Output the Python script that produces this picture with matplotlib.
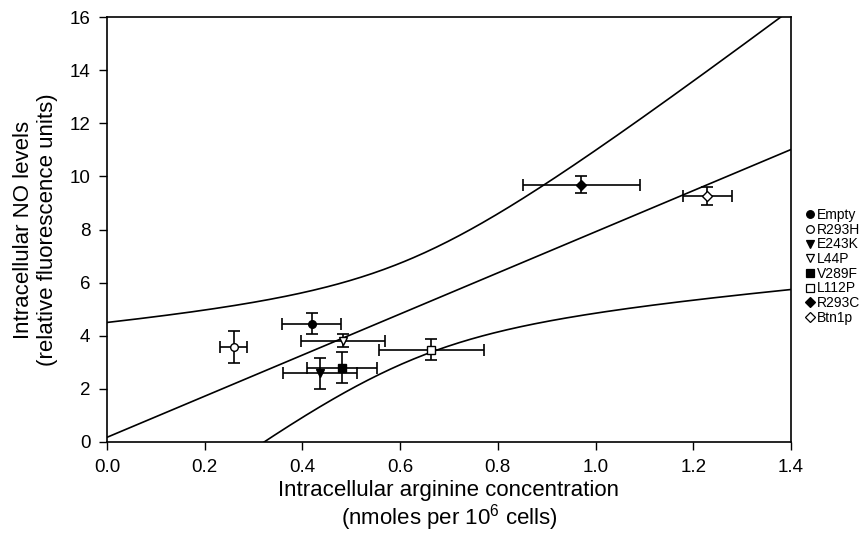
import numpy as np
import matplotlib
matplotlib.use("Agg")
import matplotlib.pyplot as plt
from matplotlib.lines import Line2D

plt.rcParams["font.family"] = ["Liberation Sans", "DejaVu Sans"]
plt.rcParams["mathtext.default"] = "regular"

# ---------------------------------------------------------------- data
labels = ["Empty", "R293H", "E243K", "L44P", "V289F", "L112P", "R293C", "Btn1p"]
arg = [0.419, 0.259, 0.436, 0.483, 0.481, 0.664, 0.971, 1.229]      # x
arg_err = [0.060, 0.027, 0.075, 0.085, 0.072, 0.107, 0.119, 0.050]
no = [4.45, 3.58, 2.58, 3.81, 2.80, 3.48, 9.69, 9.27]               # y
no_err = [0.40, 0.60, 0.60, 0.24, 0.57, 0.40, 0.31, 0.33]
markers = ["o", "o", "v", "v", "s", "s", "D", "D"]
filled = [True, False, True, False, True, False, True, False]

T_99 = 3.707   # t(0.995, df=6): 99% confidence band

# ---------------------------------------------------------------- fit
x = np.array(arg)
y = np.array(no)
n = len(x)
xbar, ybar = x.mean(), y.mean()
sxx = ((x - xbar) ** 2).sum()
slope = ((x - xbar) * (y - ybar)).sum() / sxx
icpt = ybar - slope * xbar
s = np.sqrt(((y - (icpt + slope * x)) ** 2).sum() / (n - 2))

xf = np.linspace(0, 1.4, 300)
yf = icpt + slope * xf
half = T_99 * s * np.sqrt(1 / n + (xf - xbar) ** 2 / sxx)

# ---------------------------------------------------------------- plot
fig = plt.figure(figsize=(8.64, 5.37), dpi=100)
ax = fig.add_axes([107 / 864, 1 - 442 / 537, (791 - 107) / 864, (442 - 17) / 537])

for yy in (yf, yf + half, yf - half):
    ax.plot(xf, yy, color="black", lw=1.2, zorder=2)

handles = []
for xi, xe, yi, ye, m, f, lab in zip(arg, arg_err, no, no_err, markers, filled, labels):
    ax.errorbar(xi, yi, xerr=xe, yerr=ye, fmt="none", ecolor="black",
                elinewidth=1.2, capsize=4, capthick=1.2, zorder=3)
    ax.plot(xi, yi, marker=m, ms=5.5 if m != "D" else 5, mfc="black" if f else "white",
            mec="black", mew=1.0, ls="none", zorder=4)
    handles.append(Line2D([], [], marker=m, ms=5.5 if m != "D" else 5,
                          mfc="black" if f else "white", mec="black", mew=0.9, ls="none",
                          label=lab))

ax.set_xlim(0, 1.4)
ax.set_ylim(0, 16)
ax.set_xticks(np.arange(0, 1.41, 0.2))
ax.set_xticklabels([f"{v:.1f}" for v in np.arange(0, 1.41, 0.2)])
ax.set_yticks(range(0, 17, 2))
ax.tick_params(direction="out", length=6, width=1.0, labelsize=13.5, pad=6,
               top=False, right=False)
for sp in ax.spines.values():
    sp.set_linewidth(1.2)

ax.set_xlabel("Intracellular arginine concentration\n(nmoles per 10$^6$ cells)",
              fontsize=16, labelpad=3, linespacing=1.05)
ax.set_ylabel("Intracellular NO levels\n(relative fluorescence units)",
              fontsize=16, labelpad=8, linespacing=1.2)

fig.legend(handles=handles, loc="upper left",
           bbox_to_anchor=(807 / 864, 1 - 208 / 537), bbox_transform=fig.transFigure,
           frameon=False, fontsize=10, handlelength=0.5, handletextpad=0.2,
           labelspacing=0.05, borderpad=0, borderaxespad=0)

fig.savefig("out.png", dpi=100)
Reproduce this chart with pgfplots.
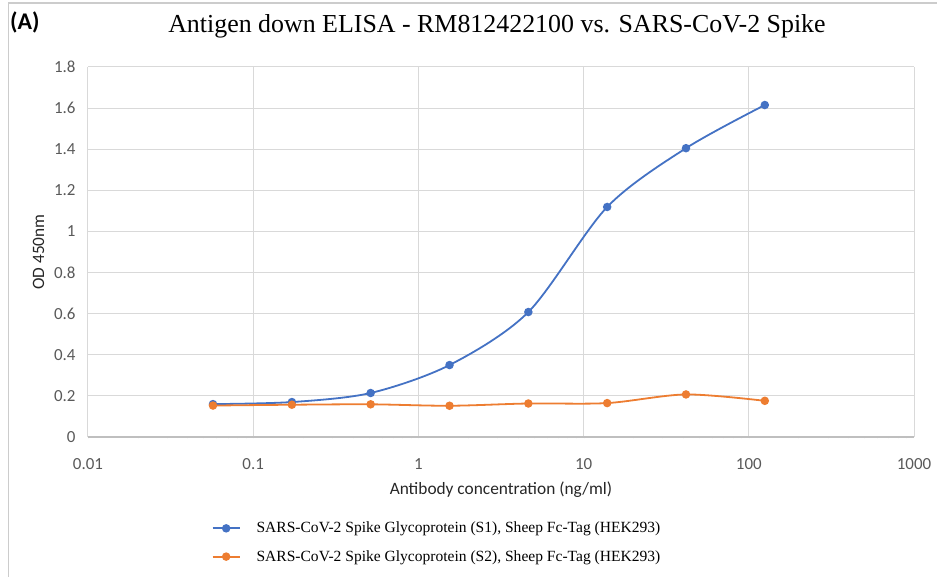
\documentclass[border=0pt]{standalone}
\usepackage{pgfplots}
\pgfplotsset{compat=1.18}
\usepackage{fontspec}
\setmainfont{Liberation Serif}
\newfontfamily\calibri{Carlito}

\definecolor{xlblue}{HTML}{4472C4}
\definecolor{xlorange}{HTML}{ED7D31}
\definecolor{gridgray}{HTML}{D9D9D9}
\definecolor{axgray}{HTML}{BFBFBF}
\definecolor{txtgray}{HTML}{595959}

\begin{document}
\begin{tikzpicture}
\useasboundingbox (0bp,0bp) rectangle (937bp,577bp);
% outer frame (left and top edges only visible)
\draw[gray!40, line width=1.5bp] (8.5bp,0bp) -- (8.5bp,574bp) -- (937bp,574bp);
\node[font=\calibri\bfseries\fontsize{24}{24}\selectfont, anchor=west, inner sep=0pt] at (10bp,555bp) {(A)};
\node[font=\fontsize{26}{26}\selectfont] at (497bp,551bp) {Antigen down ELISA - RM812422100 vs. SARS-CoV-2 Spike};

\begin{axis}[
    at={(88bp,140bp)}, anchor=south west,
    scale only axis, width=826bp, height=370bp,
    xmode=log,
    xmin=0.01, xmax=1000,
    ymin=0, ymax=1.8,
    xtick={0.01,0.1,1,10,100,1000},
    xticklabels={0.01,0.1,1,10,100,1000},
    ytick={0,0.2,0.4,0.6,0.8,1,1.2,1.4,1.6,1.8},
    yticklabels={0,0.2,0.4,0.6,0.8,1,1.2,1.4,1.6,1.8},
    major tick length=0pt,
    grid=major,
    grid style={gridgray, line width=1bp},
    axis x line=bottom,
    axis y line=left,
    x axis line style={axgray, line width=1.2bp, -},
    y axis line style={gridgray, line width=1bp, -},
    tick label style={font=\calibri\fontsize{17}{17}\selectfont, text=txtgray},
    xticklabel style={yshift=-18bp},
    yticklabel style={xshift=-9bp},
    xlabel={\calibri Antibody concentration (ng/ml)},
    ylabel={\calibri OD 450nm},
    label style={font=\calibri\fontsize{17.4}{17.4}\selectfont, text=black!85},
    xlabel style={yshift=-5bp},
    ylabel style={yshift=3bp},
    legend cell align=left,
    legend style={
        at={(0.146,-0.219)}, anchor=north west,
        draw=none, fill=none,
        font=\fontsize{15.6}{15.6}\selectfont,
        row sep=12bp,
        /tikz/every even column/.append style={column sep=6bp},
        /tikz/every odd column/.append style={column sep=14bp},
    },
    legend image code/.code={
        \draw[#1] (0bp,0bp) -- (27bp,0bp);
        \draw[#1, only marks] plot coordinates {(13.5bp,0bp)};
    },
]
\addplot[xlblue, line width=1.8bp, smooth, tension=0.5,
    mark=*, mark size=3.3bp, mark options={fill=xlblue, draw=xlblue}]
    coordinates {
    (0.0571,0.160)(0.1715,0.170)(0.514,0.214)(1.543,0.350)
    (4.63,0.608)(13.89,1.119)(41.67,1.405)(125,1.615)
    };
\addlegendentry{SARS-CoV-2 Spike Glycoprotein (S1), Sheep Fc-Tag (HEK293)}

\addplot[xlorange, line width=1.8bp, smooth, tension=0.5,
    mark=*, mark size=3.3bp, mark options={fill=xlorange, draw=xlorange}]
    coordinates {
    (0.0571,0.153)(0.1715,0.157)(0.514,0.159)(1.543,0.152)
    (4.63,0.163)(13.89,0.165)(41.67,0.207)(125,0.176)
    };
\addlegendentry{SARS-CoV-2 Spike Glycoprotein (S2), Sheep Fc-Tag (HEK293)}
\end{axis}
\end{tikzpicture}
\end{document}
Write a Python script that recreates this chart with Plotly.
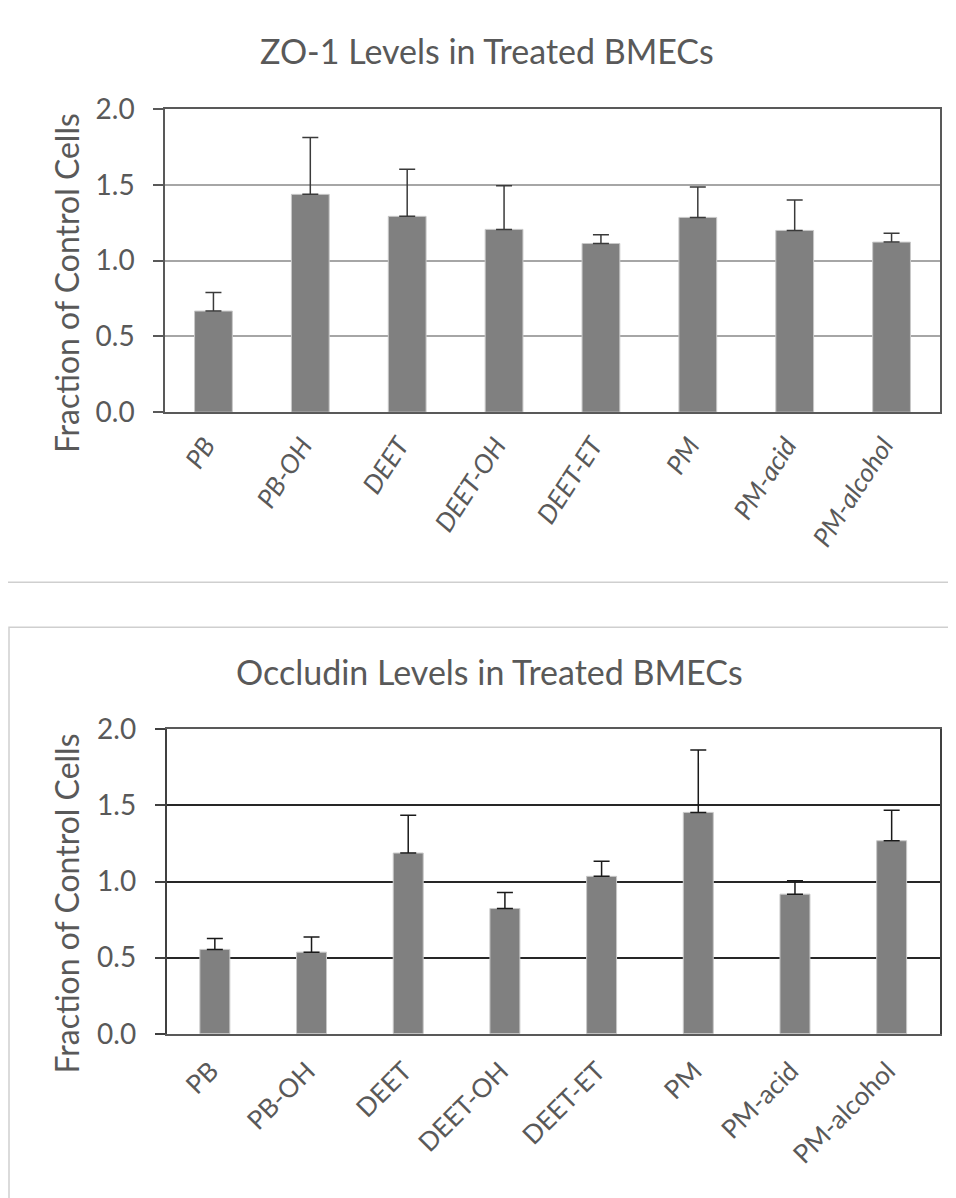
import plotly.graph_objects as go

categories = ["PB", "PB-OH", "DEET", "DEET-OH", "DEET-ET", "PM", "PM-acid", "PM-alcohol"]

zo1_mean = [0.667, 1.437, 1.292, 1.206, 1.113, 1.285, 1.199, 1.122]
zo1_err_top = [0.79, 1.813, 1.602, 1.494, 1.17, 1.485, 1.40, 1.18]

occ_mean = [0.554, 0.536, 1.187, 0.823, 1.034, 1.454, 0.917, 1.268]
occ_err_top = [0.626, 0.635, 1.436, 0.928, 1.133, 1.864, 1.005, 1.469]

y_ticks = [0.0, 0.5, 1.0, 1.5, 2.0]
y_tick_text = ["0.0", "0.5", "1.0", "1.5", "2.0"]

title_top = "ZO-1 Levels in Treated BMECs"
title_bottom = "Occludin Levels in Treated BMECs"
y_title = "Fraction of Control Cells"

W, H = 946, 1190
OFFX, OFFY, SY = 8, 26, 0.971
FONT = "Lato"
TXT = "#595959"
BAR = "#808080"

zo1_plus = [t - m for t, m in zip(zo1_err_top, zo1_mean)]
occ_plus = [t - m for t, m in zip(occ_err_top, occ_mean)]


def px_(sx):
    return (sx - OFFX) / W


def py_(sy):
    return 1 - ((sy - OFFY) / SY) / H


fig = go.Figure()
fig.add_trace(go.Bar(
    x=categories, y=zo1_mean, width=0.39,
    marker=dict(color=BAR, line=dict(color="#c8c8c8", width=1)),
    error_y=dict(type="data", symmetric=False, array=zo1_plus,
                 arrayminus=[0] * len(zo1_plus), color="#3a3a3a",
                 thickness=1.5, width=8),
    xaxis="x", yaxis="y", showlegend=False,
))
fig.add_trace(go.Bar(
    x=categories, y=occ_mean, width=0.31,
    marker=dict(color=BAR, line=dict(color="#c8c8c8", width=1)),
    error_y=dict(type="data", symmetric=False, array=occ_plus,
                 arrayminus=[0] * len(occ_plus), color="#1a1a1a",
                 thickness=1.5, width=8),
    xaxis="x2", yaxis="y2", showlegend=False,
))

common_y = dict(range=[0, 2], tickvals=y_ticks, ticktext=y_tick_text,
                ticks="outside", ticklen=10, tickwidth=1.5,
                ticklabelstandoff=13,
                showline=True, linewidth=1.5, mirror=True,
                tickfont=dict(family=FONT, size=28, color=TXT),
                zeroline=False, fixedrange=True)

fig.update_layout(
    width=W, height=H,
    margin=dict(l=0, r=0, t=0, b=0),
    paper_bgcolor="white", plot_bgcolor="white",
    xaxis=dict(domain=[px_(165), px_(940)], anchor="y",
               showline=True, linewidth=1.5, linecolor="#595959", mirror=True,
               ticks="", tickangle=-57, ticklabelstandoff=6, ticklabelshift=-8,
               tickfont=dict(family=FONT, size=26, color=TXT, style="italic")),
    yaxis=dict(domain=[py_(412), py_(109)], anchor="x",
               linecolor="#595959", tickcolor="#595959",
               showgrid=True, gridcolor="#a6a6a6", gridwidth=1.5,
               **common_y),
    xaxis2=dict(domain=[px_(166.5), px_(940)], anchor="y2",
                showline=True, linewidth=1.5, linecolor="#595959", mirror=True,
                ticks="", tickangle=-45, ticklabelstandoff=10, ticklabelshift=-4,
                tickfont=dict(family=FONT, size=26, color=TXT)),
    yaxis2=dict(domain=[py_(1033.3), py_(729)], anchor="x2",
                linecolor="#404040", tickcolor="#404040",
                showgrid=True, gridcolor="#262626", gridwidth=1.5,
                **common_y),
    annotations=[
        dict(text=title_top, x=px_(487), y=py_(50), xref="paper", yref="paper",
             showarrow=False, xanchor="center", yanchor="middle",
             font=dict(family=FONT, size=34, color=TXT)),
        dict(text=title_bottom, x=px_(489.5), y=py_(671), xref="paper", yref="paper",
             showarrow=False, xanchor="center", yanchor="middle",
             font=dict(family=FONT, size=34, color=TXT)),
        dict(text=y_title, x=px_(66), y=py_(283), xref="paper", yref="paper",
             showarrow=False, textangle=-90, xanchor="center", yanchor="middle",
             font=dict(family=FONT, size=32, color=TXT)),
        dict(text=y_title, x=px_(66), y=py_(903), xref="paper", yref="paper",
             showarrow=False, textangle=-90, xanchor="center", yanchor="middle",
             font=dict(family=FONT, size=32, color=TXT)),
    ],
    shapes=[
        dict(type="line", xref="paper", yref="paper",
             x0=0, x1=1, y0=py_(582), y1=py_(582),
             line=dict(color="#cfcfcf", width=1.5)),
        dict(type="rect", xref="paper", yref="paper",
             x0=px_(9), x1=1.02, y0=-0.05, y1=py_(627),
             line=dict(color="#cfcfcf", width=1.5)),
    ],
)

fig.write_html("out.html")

------------------------------

Leave the pictures out and copy exactly the lines from the one with "Write a Python" through the one with "1.485, 1.40, 1.18]", nothing more.

Write a Python script that recreates this chart with Plotly.
import plotly.graph_objects as go

categories = ["PB", "PB-OH", "DEET", "DEET-OH", "DEET-ET", "PM", "PM-acid", "PM-alcohol"]

zo1_mean = [0.667, 1.437, 1.292, 1.206, 1.113, 1.285, 1.199, 1.122]
zo1_err_top = [0.79, 1.813, 1.602, 1.494, 1.17, 1.485, 1.40, 1.18]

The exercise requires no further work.